--- begin ---

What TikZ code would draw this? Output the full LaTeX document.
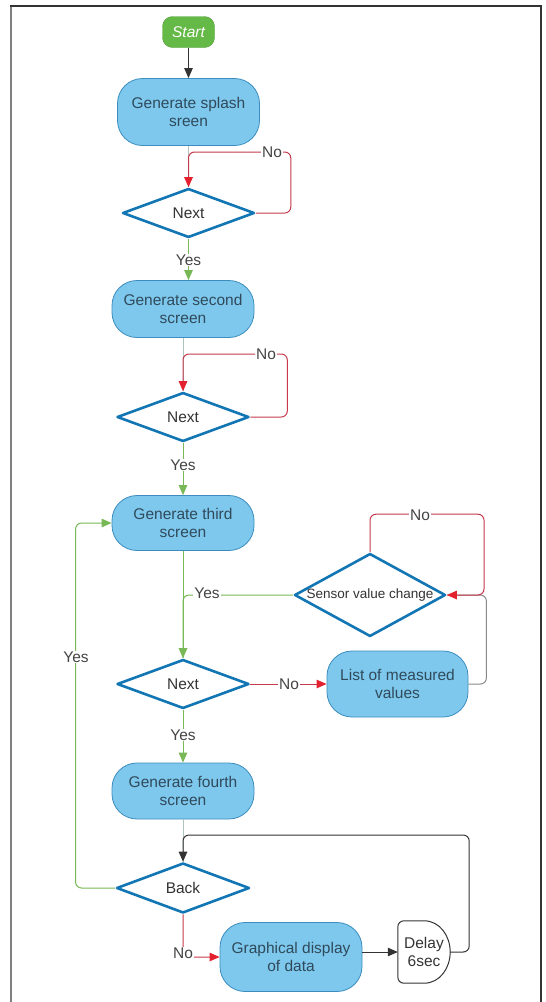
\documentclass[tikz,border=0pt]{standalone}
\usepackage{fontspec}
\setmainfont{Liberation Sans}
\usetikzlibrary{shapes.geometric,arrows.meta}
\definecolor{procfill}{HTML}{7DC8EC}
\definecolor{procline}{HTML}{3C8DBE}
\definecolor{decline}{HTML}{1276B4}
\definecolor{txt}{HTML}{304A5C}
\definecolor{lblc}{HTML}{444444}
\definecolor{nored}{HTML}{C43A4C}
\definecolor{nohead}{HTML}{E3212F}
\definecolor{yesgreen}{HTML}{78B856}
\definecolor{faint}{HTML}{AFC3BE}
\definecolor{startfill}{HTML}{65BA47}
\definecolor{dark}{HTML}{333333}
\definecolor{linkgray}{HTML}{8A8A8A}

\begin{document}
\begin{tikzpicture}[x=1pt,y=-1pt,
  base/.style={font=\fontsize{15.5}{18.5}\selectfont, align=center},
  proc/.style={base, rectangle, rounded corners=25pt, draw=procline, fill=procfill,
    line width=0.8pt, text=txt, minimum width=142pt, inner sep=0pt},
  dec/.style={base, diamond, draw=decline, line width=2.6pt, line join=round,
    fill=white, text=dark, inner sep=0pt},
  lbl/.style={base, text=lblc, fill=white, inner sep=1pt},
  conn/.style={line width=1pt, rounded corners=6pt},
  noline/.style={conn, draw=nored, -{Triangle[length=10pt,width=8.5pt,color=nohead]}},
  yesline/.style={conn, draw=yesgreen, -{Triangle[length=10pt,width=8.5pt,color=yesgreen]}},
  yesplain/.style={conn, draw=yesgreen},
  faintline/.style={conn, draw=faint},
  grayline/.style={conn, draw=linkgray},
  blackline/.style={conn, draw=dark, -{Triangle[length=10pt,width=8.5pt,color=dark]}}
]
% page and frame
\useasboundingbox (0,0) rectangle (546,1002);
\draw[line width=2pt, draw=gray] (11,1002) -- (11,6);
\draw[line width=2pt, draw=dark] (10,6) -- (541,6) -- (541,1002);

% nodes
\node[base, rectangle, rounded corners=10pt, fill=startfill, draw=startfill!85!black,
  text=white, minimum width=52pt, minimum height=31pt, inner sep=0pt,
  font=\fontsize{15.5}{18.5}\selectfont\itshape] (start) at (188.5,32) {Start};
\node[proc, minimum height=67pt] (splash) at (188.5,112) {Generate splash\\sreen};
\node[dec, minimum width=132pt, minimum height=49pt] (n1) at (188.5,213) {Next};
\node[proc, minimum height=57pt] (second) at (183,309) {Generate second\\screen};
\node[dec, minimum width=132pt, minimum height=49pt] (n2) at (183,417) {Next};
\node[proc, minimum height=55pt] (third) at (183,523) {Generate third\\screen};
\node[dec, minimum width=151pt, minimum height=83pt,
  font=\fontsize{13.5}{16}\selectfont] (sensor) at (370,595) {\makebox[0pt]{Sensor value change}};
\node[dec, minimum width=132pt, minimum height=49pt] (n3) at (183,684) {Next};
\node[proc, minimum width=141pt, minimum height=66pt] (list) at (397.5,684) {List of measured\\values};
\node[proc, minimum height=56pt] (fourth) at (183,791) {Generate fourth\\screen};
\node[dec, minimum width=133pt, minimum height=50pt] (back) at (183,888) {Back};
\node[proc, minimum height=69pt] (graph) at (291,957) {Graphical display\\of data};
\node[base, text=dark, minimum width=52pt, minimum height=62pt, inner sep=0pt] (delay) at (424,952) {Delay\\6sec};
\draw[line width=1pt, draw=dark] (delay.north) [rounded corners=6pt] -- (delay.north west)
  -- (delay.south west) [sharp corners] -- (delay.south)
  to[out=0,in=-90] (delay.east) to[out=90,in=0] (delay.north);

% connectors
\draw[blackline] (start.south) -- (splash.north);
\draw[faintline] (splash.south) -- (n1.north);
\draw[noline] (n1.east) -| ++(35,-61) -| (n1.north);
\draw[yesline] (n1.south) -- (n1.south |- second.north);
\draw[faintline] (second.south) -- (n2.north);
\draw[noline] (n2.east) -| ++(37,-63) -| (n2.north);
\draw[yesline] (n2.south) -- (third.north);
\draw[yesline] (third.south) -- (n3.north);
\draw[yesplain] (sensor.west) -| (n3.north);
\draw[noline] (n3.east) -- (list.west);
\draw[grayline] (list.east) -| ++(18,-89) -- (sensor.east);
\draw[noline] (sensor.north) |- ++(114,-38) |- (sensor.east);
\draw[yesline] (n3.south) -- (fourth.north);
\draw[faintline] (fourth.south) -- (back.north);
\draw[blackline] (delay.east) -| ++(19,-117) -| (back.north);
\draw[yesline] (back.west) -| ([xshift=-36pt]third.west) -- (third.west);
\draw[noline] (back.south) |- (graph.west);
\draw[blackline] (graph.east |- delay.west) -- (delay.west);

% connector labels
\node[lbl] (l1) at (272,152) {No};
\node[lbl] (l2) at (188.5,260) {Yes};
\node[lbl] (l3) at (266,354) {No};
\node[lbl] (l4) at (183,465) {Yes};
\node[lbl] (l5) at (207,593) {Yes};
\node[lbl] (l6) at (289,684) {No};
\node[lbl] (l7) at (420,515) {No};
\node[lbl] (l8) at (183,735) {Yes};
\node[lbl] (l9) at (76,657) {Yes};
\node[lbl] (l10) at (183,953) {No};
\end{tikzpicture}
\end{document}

--- end ---

• **Set problem**: Reproduce the material above verbatim; omit every picture.

• **Answer to the task**:
What TikZ code would draw this? Output the full LaTeX document.
\documentclass[tikz,border=0pt]{standalone}
\usepackage{fontspec}
\setmainfont{Liberation Sans}
\usetikzlibrary{shapes.geometric,arrows.meta}
\definecolor{procfill}{HTML}{7DC8EC}
\definecolor{procline}{HTML}{3C8DBE}
\definecolor{decline}{HTML}{1276B4}
\definecolor{txt}{HTML}{304A5C}
\definecolor{lblc}{HTML}{444444}
\definecolor{nored}{HTML}{C43A4C}
\definecolor{nohead}{HTML}{E3212F}
\definecolor{yesgreen}{HTML}{78B856}
\definecolor{faint}{HTML}{AFC3BE}
\definecolor{startfill}{HTML}{65BA47}
\definecolor{dark}{HTML}{333333}
\definecolor{linkgray}{HTML}{8A8A8A}

\begin{document}
\begin{tikzpicture}[x=1pt,y=-1pt,
  base/.style={font=\fontsize{15.5}{18.5}\selectfont, align=center},
  proc/.style={base, rectangle, rounded corners=25pt, draw=procline, fill=procfill,
    line width=0.8pt, text=txt, minimum width=142pt, inner sep=0pt},
  dec/.style={base, diamond, draw=decline, line width=2.6pt, line join=round,
    fill=white, text=dark, inner sep=0pt},
  lbl/.style={base, text=lblc, fill=white, inner sep=1pt},
  conn/.style={line width=1pt, rounded corners=6pt},
  noline/.style={conn, draw=nored, -{Triangle[length=10pt,width=8.5pt,color=nohead]}},
  yesline/.style={conn, draw=yesgreen, -{Triangle[length=10pt,width=8.5pt,color=yesgreen]}},
  yesplain/.style={conn, draw=yesgreen},
  faintline/.style={conn, draw=faint},
  grayline/.style={conn, draw=linkgray},
  blackline/.style={conn, draw=dark, -{Triangle[length=10pt,width=8.5pt,color=dark]}}
]
% page and frame
\useasboundingbox (0,0) rectangle (546,1002);
\draw[line width=2pt, draw=gray] (11,1002) -- (11,6);
\draw[line width=2pt, draw=dark] (10,6) -- (541,6) -- (541,1002);

% nodes
\node[base, rectangle, rounded corners=10pt, fill=startfill, draw=startfill!85!black,
  text=white, minimum width=52pt, minimum height=31pt, inner sep=0pt,
  font=\fontsize{15.5}{18.5}\selectfont\itshape] (start) at (188.5,32) {Start};
\node[proc, minimum height=67pt] (splash) at (188.5,112) {Generate splash\\sreen};
\node[dec, minimum width=132pt, minimum height=49pt] (n1) at (188.5,213) {Next};
\node[proc, minimum height=57pt] (second) at (183,309) {Generate second\\screen};
\node[dec, minimum width=132pt, minimum height=49pt] (n2) at (183,417) {Next};
\node[proc, minimum height=55pt] (third) at (183,523) {Generate third\\screen};
\node[dec, minimum width=151pt, minimum height=83pt,
  font=\fontsize{13.5}{16}\selectfont] (sensor) at (370,595) {\makebox[0pt]{Sensor value change}};
\node[dec, minimum width=132pt, minimum height=49pt] (n3) at (183,684) {Next};
\node[proc, minimum width=141pt, minimum height=66pt] (list) at (397.5,684) {List of measured\\values};
\node[proc, minimum height=56pt] (fourth) at (183,791) {Generate fourth\\screen};
\node[dec, minimum width=133pt, minimum height=50pt] (back) at (183,888) {Back};
\node[proc, minimum height=69pt] (graph) at (291,957) {Graphical display\\of data};
\node[base, text=dark, minimum width=52pt, minimum height=62pt, inner sep=0pt] (delay) at (424,952) {Delay\\6sec};
\draw[line width=1pt, draw=dark] (delay.north) [rounded corners=6pt] -- (delay.north west)
  -- (delay.south west) [sharp corners] -- (delay.south)
  to[out=0,in=-90] (delay.east) to[out=90,in=0] (delay.north);

% connectors
\draw[blackline] (start.south) -- (splash.north);
\draw[faintline] (splash.south) -- (n1.north);
\draw[noline] (n1.east) -| ++(35,-61) -| (n1.north);
\draw[yesline] (n1.south) -- (n1.south |- second.north);
\draw[faintline] (second.south) -- (n2.north);
\draw[noline] (n2.east) -| ++(37,-63) -| (n2.north);
\draw[yesline] (n2.south) -- (third.north);
\draw[yesline] (third.south) -- (n3.north);
\draw[yesplain] (sensor.west) -| (n3.north);
\draw[noline] (n3.east) -- (list.west);
\draw[grayline] (list.east) -| ++(18,-89) -- (sensor.east);
\draw[noline] (sensor.north) |- ++(114,-38) |- (sensor.east);
\draw[yesline] (n3.south) -- (fourth.north);
\draw[faintline] (fourth.south) -- (back.north);
\draw[blackline] (delay.east) -| ++(19,-117) -| (back.north);
\draw[yesline] (back.west) -| ([xshift=-36pt]third.west) -- (third.west);
\draw[noline] (back.south) |- (graph.west);
\draw[blackline] (graph.east |- delay.west) -- (delay.west);

% connector labels
\node[lbl] (l1) at (272,152) {No};
\node[lbl] (l2) at (188.5,260) {Yes};
\node[lbl] (l3) at (266,354) {No};
\node[lbl] (l4) at (183,465) {Yes};
\node[lbl] (l5) at (207,593) {Yes};
\node[lbl] (l6) at (289,684) {No};
\node[lbl] (l7) at (420,515) {No};
\node[lbl] (l8) at (183,735) {Yes};
\node[lbl] (l9) at (76,657) {Yes};
\node[lbl] (l10) at (183,953) {No};
\end{tikzpicture}
\end{document}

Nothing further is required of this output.